Midge Maisel pun tak kalah kompleks. Setelah ditinggal suami dan dicemooh keluarganya, ia memulai hidup baru sebagai komika perempuan di era 1950-an. Daripada menyembunyikan rasa malu karena ditinggal, Midge justru menjadikannya materi stand-up. Humor menjadi cara ia bertahan—bukan untuk menutupi luka, tapi untuk menatanya dan tidak membiarkannya jadi penjara.
Kalau Samantha adalah fantasi sukses versi pasar, maka Fleabag dan Midge adalah pengingat bahwa hidup perempuan tak harus sempurna agar pantas diceritakan. Tentu saja, perlu dicatat bahwa mereka semua adalah perempuan kulit putih dari kelas menengah—dan karena itu tetap punya privilese untuk “berantakan” di ruang publik tanpa konsekuensi seberat perempuan lain dari kelompok terpinggirkan. Tapi setidaknya, mereka membuka jalan bagi narasi alternatif.

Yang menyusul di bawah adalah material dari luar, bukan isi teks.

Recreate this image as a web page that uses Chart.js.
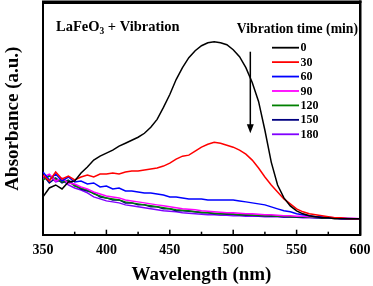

Penelitian F. Akhtar (2025) menunjukkan bahwa ketika perempuan terekspos pada karakter fiksi yang tampil jujur dan tidak ideal, itu dapat meningkatkan rasa percaya diri dan self-efficacy. Setidaknya itu yang terjadi pada saya. Karakter-karakter seperti ini membuat saya menilai ulang hal-hal yang dulu saya terima begitu saja: dari cara saya berbicara, berpakaian, hingga menilai diri sendiri.
Being unapologetic bukan soal gaya edgy atau jargon feminis di media sosial. Ini adalah keberanian untuk hidup apa adanya di tengah dunia yang serba kacau. Di layar, karakter-karakter perempuan ini merebut ruang paling otentik: ruang untuk gagal, untuk marah, untuk menyuarakan keinginan—tanpa harus dibungkus keanggunan. Lagi pula, kalau laki-laki boleh gagal, mabuk, selingkuh, bahkan jadi antihero berdarah-darah dan tetap dipuja, kenapa perempuan harus selalu dipoles rapi hanya untuk sekadar bertahan?